Employees’ perceptions of barriers to participation in training and development in small engineering businesses

Document Type

Journal Article

Publisher

Emerald Group Publishing Ltd

School

School of Business

RAS ID

20331

Comments

Susomrith, P., Coetzer, A. (2015). Employees’ perceptions of barriers to participation in training and development in small engineering businesses in Journal of Workplace Learning, 27(7), 561-578. Available here.

Abstract

Purpose – This paper aims to investigate barriers to employee participation in voluntary formal training and development opportunities from the perspective of employees in small engineering businesses. Design/methodology/approach – An exploratory qualitative methodology involving data collection via site visits and in-depth semi-structured interviews with 20 employees in five small engineering businesses was used. Interviews explored the role of developmental proactivity and employees’ perceptions of conditions in the immediate work environment and industry sector that represent barriers to their participation in formal training and development. Interview transcripts were analysed using thematic analysis. Findings – Three key findings are as follows. First, proactive behaviour regarding access to external training and development is muted in small business settings because of strong resource allocation norms. Second, factors in the internal work environment rather than the industry sector constitute the major barriers to training and development.
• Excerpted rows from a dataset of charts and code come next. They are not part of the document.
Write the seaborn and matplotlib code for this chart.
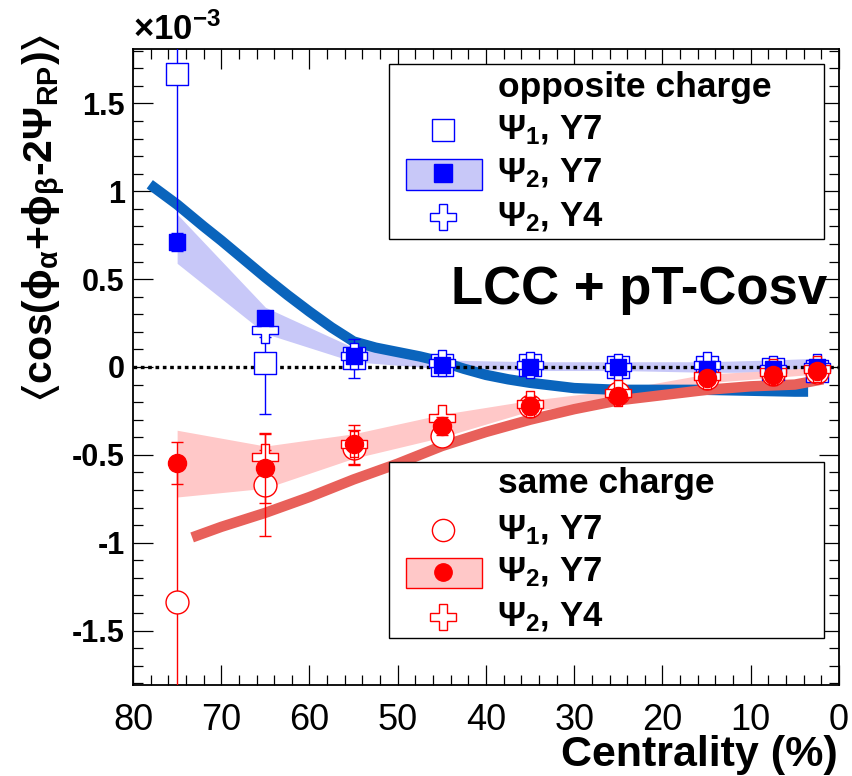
import numpy as np
import pandas as pd
import matplotlib
matplotlib.use("Agg")
import matplotlib.pyplot as plt
from matplotlib.patches import Rectangle
from matplotlib.ticker import MultipleLocator, FuncFormatter
import seaborn as sns

# ---------------- data (values in units of 1e-3) ----------------
centrality = [75, 65, 55, 45, 35, 25, 15, 7.5, 2.5]

# opposite charge
os_psi1_y7 = [1.67, 0.02, 0.05, 0.01, 0.01, 0.0, 0.0, -0.01, -0.02]
os_psi1_y7_err = [0.95, 0.29, 0.11, 0.04, 0.03, 0.03, 0.03, 0.03, 0.03]
os_psi2_y7 = [0.71, 0.28, 0.06, 0.01, 0.0, 0.0, -0.01, -0.01, 0.0]
os_psi2_y7_err = [0.05, 0.03, 0.02, 0.01, 0.01, 0.01, 0.01, 0.01, 0.01]
os_band_lo = [0.59, 0.19, 0.03, -0.01, -0.02, -0.02, -0.03, -0.03, -0.03]
os_band_hi = [0.87, 0.34, 0.11, 0.04, 0.03, 0.03, 0.03, 0.04, 0.05]
os_psi2_y4 = [np.nan, 0.21, 0.06, 0.02, 0.01, 0.0, 0.01, -0.01, 0.0]
os_psi2_y4_err = [np.nan, 0.04, 0.03, 0.02, 0.02, 0.02, 0.02, 0.02, 0.02]

# same charge
ss_psi1_y7 = [-1.34, -0.67, -0.46, -0.39, -0.22, -0.15, -0.06, -0.04, -0.03]
ss_psi1_y7_err = [0.8, 0.29, 0.1, 0.05, 0.04, 0.03, 0.03, 0.03, 0.03]
ss_psi2_y7 = [-0.545, -0.575, -0.44, -0.335, -0.22, -0.165, -0.06, -0.045, -0.02]
ss_psi2_y7_err = [0.12, 0.2, 0.11, 0.05, 0.05, 0.03, 0.03, 0.03, 0.03]
ss_band_lo = [-0.74, -0.69, -0.52, -0.40, -0.25, -0.19, -0.09, -0.06, -0.04]
ss_band_hi = [-0.36, -0.45, -0.38, -0.27, -0.19, -0.13, -0.04, -0.02, 0.0]
ss_psi2_y4 = [np.nan, -0.51, -0.44, -0.29, -0.21, -0.15, -0.05, -0.03, -0.01]
ss_psi2_y4_err = [np.nan, 0.04, 0.03, 0.02, 0.02, 0.02, 0.02, 0.02, 0.02]

# model curves (LCC + pT-Cosv)
model_os_x = [78.1, 75, 72, 70, 67.5, 65, 62.5, 60, 57.5, 55, 52.5, 50, 47.5, 45,
              42.5, 40, 37.5, 35, 30, 25, 20, 15, 10, 5, 3.5]
model_os_y = [1.04, 0.925, 0.80, 0.72, 0.615, 0.51, 0.41, 0.315, 0.225, 0.145, 0.11,
              0.085, 0.06, 0.03, -0.01, -0.045, -0.07, -0.09, -0.12, -0.13, -0.13,
              -0.13, -0.135, -0.14, -0.14]
model_ss_x = [73.3, 70, 65, 60, 55, 50, 45, 40, 35, 30, 25, 20, 15, 10, 5, 1.8]
model_ss_y = [-0.97, -0.91, -0.83, -0.74, -0.64, -0.55, -0.45, -0.37, -0.30, -0.24,
              -0.19, -0.16, -0.13, -0.11, -0.10, -0.07]

# ---------------- style ----------------
sns.set_theme(style="ticks")
plt.rcParams["font.family"] = ["Liberation Sans", "DejaVu Sans"]
plt.rcParams["text.color"] = "black"
plt.rcParams["axes.labelcolor"] = "black"
plt.rcParams["xtick.color"] = "black"
plt.rcParams["ytick.color"] = "black"
plt.rcParams["xtick.labelcolor"] = "black"
plt.rcParams["ytick.labelcolor"] = "black"
plt.rcParams["mathtext.fontset"] = "custom"
plt.rcParams["mathtext.rm"] = "Liberation Sans:bold"
plt.rcParams["mathtext.it"] = "Liberation Sans:bold"
plt.rcParams["mathtext.bf"] = "Liberation Sans:bold"
plt.rcParams["mathtext.default"] = "bf"
plt.rcParams["mathtext.fallback"] = "stixsans"

BLUE = "#0000ff"
RED = "#ff0000"
BLUE_BAND = "#c8c8f8"
RED_BAND = "#ffc8c8"
BLUE_MODEL = "#0a64bc"
RED_MODEL = "#e8605a"

fig = plt.figure(figsize=(8.53, 7.76), dpi=100)
ax = fig.add_axes([133/853, 1-685/776, 706/853, 636/776])

x = np.array(centrality)

# bands
ax.fill_between(x, os_band_lo, os_band_hi, color=BLUE_BAND, lw=0, zorder=1)
ax.fill_between(x, ss_band_lo, ss_band_hi, color=RED_BAND, lw=0, zorder=1)

# model curves
sns.lineplot(x=model_os_x, y=model_os_y, ax=ax, color=BLUE_MODEL, lw=7.5,
             sort=False, estimator=None, zorder=2, solid_capstyle="butt",
             solid_joinstyle="round")
sns.lineplot(x=model_ss_x, y=model_ss_y, ax=ax, color=RED_MODEL, lw=7.5,
             sort=False, estimator=None, zorder=2, solid_capstyle="butt",
             solid_joinstyle="round")

# zero line
ax.axhline(0, color="black", lw=2.4, ls=(0, (1.1, 1.1)), zorder=3)

def series(y, err, color, marker, ms, filled, z):
    ax.errorbar(x, y, yerr=err, fmt="none", ecolor=color, elinewidth=1.0,
                capsize=4, capthick=1.0, zorder=z)
    sns.scatterplot(x=x, y=y, ax=ax, marker=marker, s=ms**2,
                    facecolor=(color if filled else "white"), edgecolor=color,
                    linewidth=1.0, zorder=z + 0.5, legend=False)

series(os_psi1_y7, os_psi1_y7_err, BLUE, "s", 16, False, 4)
series(ss_psi1_y7, ss_psi1_y7_err, RED, "o", 16.5, False, 4)
series(os_psi2_y4, os_psi2_y4_err, BLUE, "P", 19, False, 5)
series(ss_psi2_y4, ss_psi2_y4_err, RED, "P", 19, False, 5)
series(os_psi2_y7, os_psi2_y7_err, BLUE, "s", 12, True, 6)
series(ss_psi2_y7, ss_psi2_y7_err, RED, "o", 13, True, 6)

# axes
ax.set_xlim(80, 0)
ax.set_ylim(-1.81, 1.81)
ax.xaxis.set_major_locator(MultipleLocator(10))
ax.xaxis.set_minor_locator(MultipleLocator(2))
ax.yaxis.set_major_locator(MultipleLocator(0.5))
ax.yaxis.set_minor_locator(MultipleLocator(0.1))
ax.yaxis.set_major_formatter(FuncFormatter(lambda v, p: f"{v:g}" if abs(v) > 1e-9 else "0"))
ax.xaxis.set_major_formatter(FuncFormatter(lambda v, p: f"{v:g}"))
ax.tick_params(which="both", direction="in", top=True, right=True, width=0.9,
               color="black", labelcolor="black")
ax.tick_params(which="major", length=14.5)
ax.tick_params(which="minor", length=7.2)
ax.tick_params(axis="x", which="major", labelsize=26, pad=13)
ax.tick_params(axis="y", which="major", labelsize=22, pad=6)
for lab in ax.get_yticklabels():
    lab.set_fontweight("bold")
for s in ax.spines.values():
    s.set_linewidth(1.3)
    s.set_color("black")
ax.set_xlabel("")
ax.set_ylabel("")

fig.text(838/853, 1-755/776, "Centrality (%)", ha="right", va="center",
         fontsize=31, fontweight="bold", color="black")
fig.text(45/853, 1-34/776,
         r"$\langle$cos($\phi_{\alpha}$+$\phi_{\beta}$-2$\Psi_{RP}$)$\rangle$",
         rotation=90, ha="center", va="top", fontsize=29.5, fontweight="bold",
         color="black")
ax.text(0.0, 1.003, r"$\times$10$^{-3}$", transform=ax.transAxes, ha="left",
        va="bottom", fontsize=25, fontweight="bold", color="black")

ax.text(0.984, 0.621, "LCC + pT-Cosv", transform=ax.transAxes, ha="right",
        va="center", fontsize=38, fontweight="bold", zorder=8, color="black")

# manual legends
def legend_box(y0, y1, header_y, rows, band_y, color, band_color, marker_open,
               marker_filled, header):
    ax.add_patch(Rectangle((0.3626, y0), 0.9788-0.3626, y1-y0, transform=ax.transAxes,
                           facecolor="white", edgecolor="black", lw=1.0, zorder=9))
    ax.text(0.517, header_y, header, transform=ax.transAxes, ha="left", va="center",
            fontsize=25.5, fontweight="bold", zorder=10, color="black")
    mx = 0.4391
    ax.add_patch(Rectangle((0.3867, band_y[0]), 0.4943-0.3867, band_y[1]-band_y[0],
                           transform=ax.transAxes, facecolor=band_color, edgecolor=color,
                           lw=1.0, zorder=10))
    ax.plot([mx], [rows[0]], marker=marker_open, ms=16, mfc="white", mec=color, mew=1.0,
            transform=ax.transAxes, zorder=11, clip_on=False)
    ax.plot([mx], [rows[1]], marker=marker_filled, ms=12.5, mfc=color, mec=color, mew=1.0,
            transform=ax.transAxes, zorder=11, clip_on=False)
    ax.plot([mx], [rows[2]], marker="P", ms=19, mfc="white", mec=color, mew=1.0,
            transform=ax.transAxes, zorder=11, clip_on=False)
    labels = [r"$\Psi_{1}$, Y7", r"$\Psi_{2}$, Y7", r"$\Psi_{2}$, Y4"]
    for r, lab in zip(rows, labels):
        ax.text(0.5156, r, lab, transform=ax.transAxes, ha="left", va="center",
                fontsize=25, fontweight="bold", zorder=10, color="black")

legend_box(0.7013, 0.9764, 0.940, [0.8726, 0.8050, 0.7358], (0.7783, 0.8270),
           BLUE, BLUE_BAND, "s", "s", "opposite charge")
legend_box(0.0739, 0.3506, 0.3176, [0.2437, 0.1777, 0.1069], (0.1525, 0.1997),
           RED, RED_BAND, "o", "o", "same charge")

fig.savefig("out.png", dpi=100)
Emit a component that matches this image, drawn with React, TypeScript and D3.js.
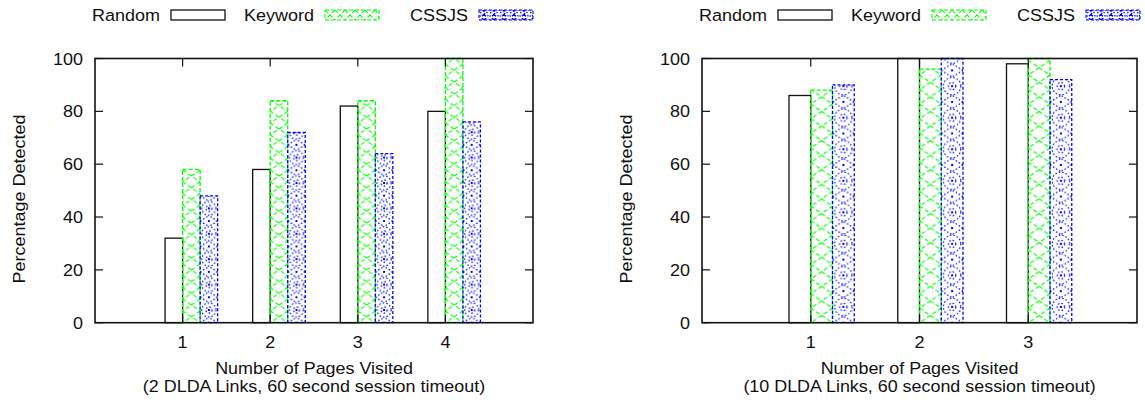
import React from "react";
import * as d3 from "d3";

// Detection rates (%) per number of pages visited
const seriesNames = ["Random", "Keyword", "CSSJS"];

const pagesLeft = [1, 2, 3, 4];
const randomLeft = [32, 58, 82, 80];
const keywordLeft = [58, 84, 84, 100];
const cssjsLeft = [48, 72, 64, 76];

const pagesRight = [1, 2, 3];
const randomRight = [86, 100, 98];
const keywordRight = [88, 96, 100];
const cssjsRight = [90, 100, 92];

const yTicks = [0, 20, 40, 60, 80, 100];

const titleLine1 = "Number of Pages Visited";
const subtitleLeft = "(2 DLDA Links, 60 second session timeout)";
const subtitleRight = "(10 DLDA Links, 60 second session timeout)";
const yTitle = "Percentage Detected";

const W = 1145;
const H = 402;
const FONT = "'Liberation Sans', Arial, Helvetica, sans-serif";
const FS = 17;
const SX = 1.06;
const GREEN = "#00ff00";
const BLUE = "#0000ff";
const TOP = 58.5;
const BOTTOM = 322.7;
const TICK = 8;
const BAR_W = 0.2;

type TProps = {
  x: number;
  y: number;
  anchor?: "start" | "middle" | "end";
  rotate?: boolean;
  size?: number;
  sx?: number;
  children: React.ReactNode;
};

function T({ x, y, anchor = "middle", rotate = false, size = FS, sx = SX, children }: TProps) {
  const tr = `translate(${x},${y})${rotate ? " rotate(-90)" : ""} scale(${sx},1)`;
  return (
    <text
      transform={tr}
      textAnchor={anchor}
      fontFamily={FONT}
      fontSize={size}
      fill="#111"
    >
      {children}
    </text>
  );
}

function KeywordPattern({ id, x, y, w, h }: { id: string; x: number; y: number; w: number; h: number }) {
  return (
    <pattern id={id} patternUnits="userSpaceOnUse" x={x} y={y} width={w} height={h}>
      <g stroke={GREEN} strokeWidth={1.1} strokeDasharray="4,2.5" fill="none">
        <line x1={0} y1={0} x2={w} y2={h} />
        <line x1={w} y1={0} x2={0} y2={h} />
      </g>
    </pattern>
  );
}

function CssjsPattern({ id, x, y, w, h }: { id: string; x: number; y: number; w: number; h: number }) {
  const cx = w / 2;
  const cy = h / 2;
  return (
    <pattern id={id} patternUnits="userSpaceOnUse" x={x} y={y} width={w} height={h}>
      <g stroke={BLUE} strokeWidth={1.2} fill="none" strokeDasharray="1.5,2">
        <circle cx={cx} cy={cy} r={w * 0.4} />
        <circle cx={cx} cy={cy} r={w * 0.17} />
        <line x1={0} y1={0} x2={cx} y2={cy - w * 0.42} />
        <line x1={w} y1={0} x2={cx} y2={cy - w * 0.42} />
        <line x1={0} y1={h} x2={cx} y2={cy + w * 0.42} />
        <line x1={w} y1={h} x2={cx} y2={cy + w * 0.42} />
      </g>
      <g fill={BLUE}>
        <rect x={cx - 1} y={cy - 1} width={2} height={2} />
        <rect x={cx - 1} y={-1} width={2} height={2} />
        <rect x={cx - 1} y={h - 1} width={2} height={2} />
      </g>
    </pattern>
  );
}

type PanelProps = {
  id: string;
  left: number;
  right: number;
  xMax: number;
  pages: number[];
  values: number[][];
  subtitle: string;
};

function Panel({ id, left, right, xMax, pages, values, subtitle }: PanelProps) {
  const x = d3.scaleLinear().domain([0, xMax]).range([left, right]);
  const y = d3.scaleLinear().domain([0, 100]).range([BOTTOM, TOP]);
  const bw = x(BAR_W) - x(0);
  const patH = bw * 1.45;
  const hatchH = bw * 0.67;

  const defs: React.ReactNode[] = [];
  const bars: React.ReactNode[] = [];

  pages.forEach((p, i) => {
    values.forEach((vals, s) => {
      const bx = x(p + (s - 1) * BAR_W);
      const by = y(vals[i]);
      const bh = y(0) - by;
      const pid = `${id}-p${s}-${i}`;
      if (s === 0) {
        bars.push(
          <rect key={pid} x={bx} y={by} width={bw} height={bh} fill="none" stroke="#111" strokeWidth={1.3} />
        );
      } else if (s === 1) {
        defs.push(<KeywordPattern key={pid} id={pid} x={bx} y={BOTTOM} w={bw} h={hatchH} />);
        bars.push(
          <g key={pid}>
            <rect x={bx} y={by} width={bw} height={bh} fill={`url(#${pid})`} />
            <rect x={bx} y={by} width={bw} height={bh} fill="none" stroke={GREEN} strokeWidth={1.3} strokeDasharray="4,2" />
          </g>
        );
      } else {
        defs.push(<CssjsPattern key={pid} id={pid} x={bx} y={BOTTOM} w={bw} h={patH} />);
        bars.push(
          <g key={pid}>
            <rect x={bx} y={by} width={bw} height={bh} fill={`url(#${pid})`} />
            <rect x={bx} y={by} width={bw} height={bh} fill="none" stroke={BLUE} strokeWidth={1.3} strokeDasharray="3,2" />
          </g>
        );
      }
    });
  });

  // legend
  const legend = seriesNames.map((name, s) => {
    const tx = left + 65 + s * 154;
    const sx0 = tx + 11;
    const sw = 54;
    const sy = 10;
    const sh = 10;
    const lid = `${id}-leg${s}`;
    let sample: React.ReactNode;
    if (s === 0) {
      sample = <rect x={sx0} y={sy} width={sw} height={sh} fill="none" stroke="#111" strokeWidth={1.3} />;
    } else if (s === 1) {
      defs.push(<KeywordPattern key={lid} id={lid} x={sx0} y={sy} w={10} h={sh} />);
      sample = (
        <g>
          <rect x={sx0} y={sy} width={sw} height={sh} fill={`url(#${lid})`} />
          <rect x={sx0} y={sy} width={sw} height={sh} fill="none" stroke={GREEN} strokeWidth={1.1} strokeDasharray="4,2" />
        </g>
      );
    } else {
      defs.push(<CssjsPattern key={lid} id={lid} x={sx0} y={sy} w={10} h={sh} />);
      sample = (
        <g>
          <rect x={sx0} y={sy} width={sw} height={sh} fill={`url(#${lid})`} />
          <rect x={sx0} y={sy} width={sw} height={sh} fill="none" stroke={BLUE} strokeWidth={1.1} strokeDasharray="3,2" />
        </g>
      );
    }
    return (
      <g key={lid}>
        <T x={tx} y={21} anchor="end">{name}</T>
        {sample}
      </g>
    );
  });

  return (
    <g>
      <defs>{defs}</defs>
      {legend}
      {bars}
      {/* axis ticks, mirrored on all four sides */}
      <g stroke="#111" strokeWidth={1.2}>
        {yTicks.map((t) => (
          <g key={`yt${t}`}>
            <line x1={left} x2={left + TICK} y1={y(t)} y2={y(t)} />
            <line x1={right - TICK} x2={right} y1={y(t)} y2={y(t)} />
          </g>
        ))}
        {pages.map((p) => (
          <g key={`xt${p}`}>
            <line x1={x(p)} x2={x(p)} y1={BOTTOM} y2={BOTTOM - TICK} />
            <line x1={x(p)} x2={x(p)} y1={TOP} y2={TOP + TICK} />
          </g>
        ))}
      </g>
      <rect x={left} y={TOP} width={right - left} height={BOTTOM - TOP} fill="none" stroke="#111" strokeWidth={1.6} />
      {yTicks.map((t) => (
        <T key={`yl${t}`} x={left - 12} y={y(t) + 6} anchor="end">{t}</T>
      ))}
      {pages.map((p) => (
        <T key={`xl${p}`} x={x(p)} y={348}>{p}</T>
      ))}
      <T x={(left + right) / 2} y={374} size={16} sx={1.12}>{titleLine1}</T>
      <T x={(left + right) / 2} y={392} size={16} sx={1.12}>{subtitle}</T>
      <T x={left - 70} y={199} rotate>{yTitle}</T>
    </g>
  );
}

export default function App() {
  return (
    <svg
      width={W}
      height={H}
      viewBox={`0 0 ${W} ${H}`}
      style={{ position: "absolute", left: 0, top: 0, background: "#fff" }}
    >
      <rect width={W} height={H} fill="#fff" />
      <Panel
        id="l"
        left={95}
        right={533}
        xMax={5}
        pages={pagesLeft}
        values={[randomLeft, keywordLeft, cssjsLeft]}
        subtitle={subtitleLeft}
      />
      <Panel
        id="r"
        left={702}
        right={1137}
        xMax={4}
        pages={pagesRight}
        values={[randomRight, keywordRight, cssjsRight]}
        subtitle={subtitleRight}
      />
    </svg>
  );
}
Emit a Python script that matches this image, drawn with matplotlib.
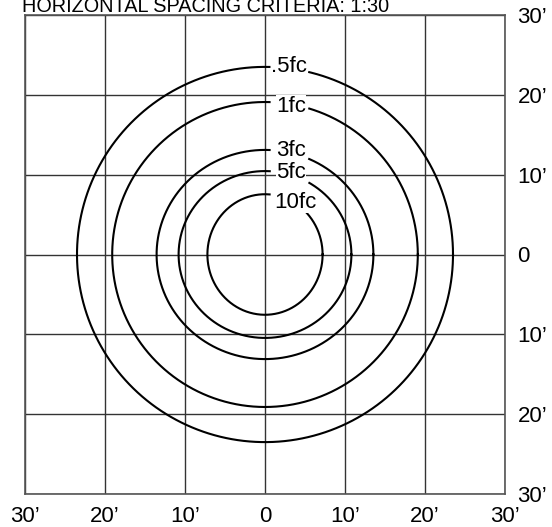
import matplotlib
matplotlib.use("Agg")
import matplotlib.pyplot as plt
import numpy as np

plt.rcParams['font.family'] = ['Liberation Sans', 'DejaVu Sans']

# isofootcandle contours (feet)
labels = [".5fc", "1fc", "3fc", "5fc", "10fc"]
rx = [23.5, 19.1, 13.55, 10.8, 7.2]     # horizontal half-width
ry = [23.5, 19.1, 13.1, 10.45, 7.55]    # vertical half-height
label_x = [0.8, 1.4, 1.4, 1.4, 1.2]
label_y = [23.6, 18.6, 13.0, 10.25, 6.5]
gap_end = [5.5, 5.5, 5.5, 5.5, 5.2]

ticks = [-30, -20, -10, 0, 10, 20, 30]
tick_labels = ["30\u2019", "20\u2019", "10\u2019", "0", "10\u2019", "20\u2019", "30\u2019"]

fig = plt.figure(figsize=(5.52, 5.27), dpi=100)
ax = fig.add_axes([25/552, 33/527, 480/552, 479/527])

ax.set_xlim(-30, 30)
ax.set_ylim(-30, 30)

# grid
for t in ticks:
    ax.axvline(t, color='#333333', lw=1.0, zorder=1)
    ax.axhline(t, color='#333333', lw=1.0, zorder=1)

th = np.linspace(0, 2*np.pi, 1000)
for i in range(len(labels)):
    x = rx[i] * np.cos(th)
    y = ry[i] * np.sin(th)
    cut = (x > 0.6) & (x < gap_end[i]) & (y > 0)
    x[cut] = np.nan
    y[cut] = np.nan
    ax.plot(x, y, color='black', lw=1.5, zorder=3)
    ax.text(label_x[i], label_y[i], labels[i], ha='left', va='center',
            fontsize=16, zorder=4,
            bbox=dict(facecolor='white', edgecolor='none', pad=0.2))

ax.set_xticks(ticks)
ax.set_xticklabels(tick_labels)
ax.set_yticks(ticks)
ax.set_yticklabels(tick_labels)
ax.yaxis.tick_right()
ax.tick_params(axis='both', length=0, labelsize=16)
ax.tick_params(axis='x', pad=9)
ax.tick_params(axis='y', pad=9)
for s in ax.spines.values():
    s.set_color('#555555')
    s.set_linewidth(1.2)

fig.text(22/552, 1 - 12/527, "HORIZONTAL SPACING CRITERIA: 1:30",
         ha='left', va='baseline', fontsize=14.3)

fig.savefig("out.png", dpi=100)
Third, owner-managers and employees appear to have significantly differing perspectives of barriers to training and development. Research limitations/implications – The findings suggest avenues for future research. These include examining how workplace norms influence employee behaviour with regard to accessing formal training and development and investigating the learning strategies that employees use to compensate for a lack of access to training and development. Originality/value – Research into relatively low levels of employee participation in formal training and development in small businesses is deficient because it predominantly involves surveys of owner-managers’ opinions. This study is novel because it seeks to generate new insights not previously articulated by employees. The study yielded four propositions that have practical and research implications.